▶ AIM
Repeat the listing exactly as given, omitting every image.

---------------

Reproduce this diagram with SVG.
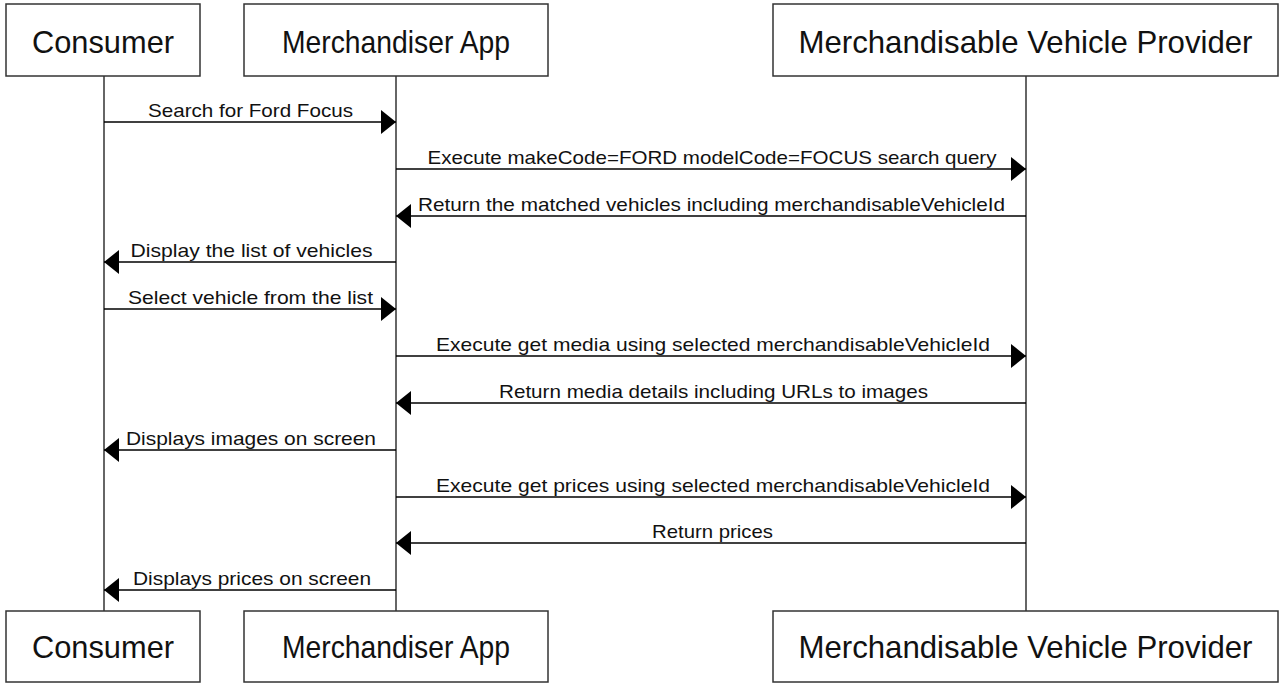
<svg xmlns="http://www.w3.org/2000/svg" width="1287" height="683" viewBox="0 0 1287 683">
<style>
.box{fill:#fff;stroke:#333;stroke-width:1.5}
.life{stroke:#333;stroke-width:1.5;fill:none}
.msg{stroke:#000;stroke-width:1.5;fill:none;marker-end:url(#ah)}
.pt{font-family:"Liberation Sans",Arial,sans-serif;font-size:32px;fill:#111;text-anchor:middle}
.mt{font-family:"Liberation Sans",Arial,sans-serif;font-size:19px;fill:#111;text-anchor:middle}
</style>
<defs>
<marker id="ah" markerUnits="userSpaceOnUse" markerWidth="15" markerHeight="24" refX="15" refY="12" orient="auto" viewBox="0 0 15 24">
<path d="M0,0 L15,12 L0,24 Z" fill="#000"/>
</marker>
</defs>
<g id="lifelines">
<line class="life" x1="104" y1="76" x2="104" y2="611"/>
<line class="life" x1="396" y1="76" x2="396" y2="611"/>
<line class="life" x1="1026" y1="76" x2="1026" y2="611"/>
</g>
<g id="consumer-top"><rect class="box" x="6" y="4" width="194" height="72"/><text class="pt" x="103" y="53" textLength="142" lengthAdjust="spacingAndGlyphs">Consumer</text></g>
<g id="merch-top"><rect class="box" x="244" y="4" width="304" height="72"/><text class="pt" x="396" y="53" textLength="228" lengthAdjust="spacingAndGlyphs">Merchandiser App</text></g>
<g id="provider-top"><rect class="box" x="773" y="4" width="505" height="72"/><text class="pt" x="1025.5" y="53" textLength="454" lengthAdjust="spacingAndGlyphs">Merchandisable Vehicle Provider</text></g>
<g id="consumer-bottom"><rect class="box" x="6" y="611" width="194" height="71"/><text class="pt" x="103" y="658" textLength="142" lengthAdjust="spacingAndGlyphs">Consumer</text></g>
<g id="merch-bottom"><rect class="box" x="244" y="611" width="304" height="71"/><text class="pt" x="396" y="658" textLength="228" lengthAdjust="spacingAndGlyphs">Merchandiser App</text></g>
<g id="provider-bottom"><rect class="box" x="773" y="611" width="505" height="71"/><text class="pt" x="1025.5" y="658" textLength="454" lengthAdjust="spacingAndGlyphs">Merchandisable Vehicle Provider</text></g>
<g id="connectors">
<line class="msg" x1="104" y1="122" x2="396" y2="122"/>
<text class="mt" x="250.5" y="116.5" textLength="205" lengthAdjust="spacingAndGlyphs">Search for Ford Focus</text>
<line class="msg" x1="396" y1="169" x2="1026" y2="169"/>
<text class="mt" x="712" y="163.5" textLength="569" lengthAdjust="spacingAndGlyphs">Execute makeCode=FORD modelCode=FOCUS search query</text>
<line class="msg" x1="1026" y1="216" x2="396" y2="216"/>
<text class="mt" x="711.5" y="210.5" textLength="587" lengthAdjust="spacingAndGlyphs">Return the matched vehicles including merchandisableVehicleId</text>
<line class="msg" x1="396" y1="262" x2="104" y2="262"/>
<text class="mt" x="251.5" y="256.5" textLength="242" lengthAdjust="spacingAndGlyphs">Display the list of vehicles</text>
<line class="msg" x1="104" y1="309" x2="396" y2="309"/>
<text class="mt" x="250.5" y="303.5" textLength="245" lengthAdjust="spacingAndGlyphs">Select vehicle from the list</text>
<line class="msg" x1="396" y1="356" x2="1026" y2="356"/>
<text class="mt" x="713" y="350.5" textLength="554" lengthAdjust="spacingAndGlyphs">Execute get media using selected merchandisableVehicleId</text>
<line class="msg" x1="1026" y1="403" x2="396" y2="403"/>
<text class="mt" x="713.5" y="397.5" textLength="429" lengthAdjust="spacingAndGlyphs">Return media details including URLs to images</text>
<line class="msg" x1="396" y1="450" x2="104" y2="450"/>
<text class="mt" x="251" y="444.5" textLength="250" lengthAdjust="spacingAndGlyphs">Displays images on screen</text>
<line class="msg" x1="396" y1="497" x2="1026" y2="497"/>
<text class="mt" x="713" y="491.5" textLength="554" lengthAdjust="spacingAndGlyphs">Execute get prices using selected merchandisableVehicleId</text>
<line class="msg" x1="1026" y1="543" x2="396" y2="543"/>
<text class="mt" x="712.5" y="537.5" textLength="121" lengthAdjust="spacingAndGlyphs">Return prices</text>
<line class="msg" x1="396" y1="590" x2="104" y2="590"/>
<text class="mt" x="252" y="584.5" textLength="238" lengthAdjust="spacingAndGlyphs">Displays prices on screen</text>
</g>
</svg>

---------------

▶ THE REPLY
Reproduce this diagram with SVG.
<svg xmlns="http://www.w3.org/2000/svg" width="1287" height="683" viewBox="0 0 1287 683">
<style>
.box{fill:#fff;stroke:#333;stroke-width:1.5}
.life{stroke:#333;stroke-width:1.5;fill:none}
.msg{stroke:#000;stroke-width:1.5;fill:none;marker-end:url(#ah)}
.pt{font-family:"Liberation Sans",Arial,sans-serif;font-size:32px;fill:#111;text-anchor:middle}
.mt{font-family:"Liberation Sans",Arial,sans-serif;font-size:19px;fill:#111;text-anchor:middle}
</style>
<defs>
<marker id="ah" markerUnits="userSpaceOnUse" markerWidth="15" markerHeight="24" refX="15" refY="12" orient="auto" viewBox="0 0 15 24">
<path d="M0,0 L15,12 L0,24 Z" fill="#000"/>
</marker>
</defs>
<g id="lifelines">
<line class="life" x1="104" y1="76" x2="104" y2="611"/>
<line class="life" x1="396" y1="76" x2="396" y2="611"/>
<line class="life" x1="1026" y1="76" x2="1026" y2="611"/>
</g>
<g id="consumer-top"><rect class="box" x="6" y="4" width="194" height="72"/><text class="pt" x="103" y="53" textLength="142" lengthAdjust="spacingAndGlyphs">Consumer</text></g>
<g id="merch-top"><rect class="box" x="244" y="4" width="304" height="72"/><text class="pt" x="396" y="53" textLength="228" lengthAdjust="spacingAndGlyphs">Merchandiser App</text></g>
<g id="provider-top"><rect class="box" x="773" y="4" width="505" height="72"/><text class="pt" x="1025.5" y="53" textLength="454" lengthAdjust="spacingAndGlyphs">Merchandisable Vehicle Provider</text></g>
<g id="consumer-bottom"><rect class="box" x="6" y="611" width="194" height="71"/><text class="pt" x="103" y="658" textLength="142" lengthAdjust="spacingAndGlyphs">Consumer</text></g>
<g id="merch-bottom"><rect class="box" x="244" y="611" width="304" height="71"/><text class="pt" x="396" y="658" textLength="228" lengthAdjust="spacingAndGlyphs">Merchandiser App</text></g>
<g id="provider-bottom"><rect class="box" x="773" y="611" width="505" height="71"/><text class="pt" x="1025.5" y="658" textLength="454" lengthAdjust="spacingAndGlyphs">Merchandisable Vehicle Provider</text></g>
<g id="connectors">
<line class="msg" x1="104" y1="122" x2="396" y2="122"/>
<text class="mt" x="250.5" y="116.5" textLength="205" lengthAdjust="spacingAndGlyphs">Search for Ford Focus</text>
<line class="msg" x1="396" y1="169" x2="1026" y2="169"/>
<text class="mt" x="712" y="163.5" textLength="569" lengthAdjust="spacingAndGlyphs">Execute makeCode=FORD modelCode=FOCUS search query</text>
<line class="msg" x1="1026" y1="216" x2="396" y2="216"/>
<text class="mt" x="711.5" y="210.5" textLength="587" lengthAdjust="spacingAndGlyphs">Return the matched vehicles including merchandisableVehicleId</text>
<line class="msg" x1="396" y1="262" x2="104" y2="262"/>
<text class="mt" x="251.5" y="256.5" textLength="242" lengthAdjust="spacingAndGlyphs">Display the list of vehicles</text>
<line class="msg" x1="104" y1="309" x2="396" y2="309"/>
<text class="mt" x="250.5" y="303.5" textLength="245" lengthAdjust="spacingAndGlyphs">Select vehicle from the list</text>
<line class="msg" x1="396" y1="356" x2="1026" y2="356"/>
<text class="mt" x="713" y="350.5" textLength="554" lengthAdjust="spacingAndGlyphs">Execute get media using selected merchandisableVehicleId</text>
<line class="msg" x1="1026" y1="403" x2="396" y2="403"/>
<text class="mt" x="713.5" y="397.5" textLength="429" lengthAdjust="spacingAndGlyphs">Return media details including URLs to images</text>
<line class="msg" x1="396" y1="450" x2="104" y2="450"/>
<text class="mt" x="251" y="444.5" textLength="250" lengthAdjust="spacingAndGlyphs">Displays images on screen</text>
<line class="msg" x1="396" y1="497" x2="1026" y2="497"/>
<text class="mt" x="713" y="491.5" textLength="554" lengthAdjust="spacingAndGlyphs">Execute get prices using selected merchandisableVehicleId</text>
<line class="msg" x1="1026" y1="543" x2="396" y2="543"/>
<text class="mt" x="712.5" y="537.5" textLength="121" lengthAdjust="spacingAndGlyphs">Return prices</text>
<line class="msg" x1="396" y1="590" x2="104" y2="590"/>
<text class="mt" x="252" y="584.5" textLength="238" lengthAdjust="spacingAndGlyphs">Displays prices on screen</text>
</g>
</svg>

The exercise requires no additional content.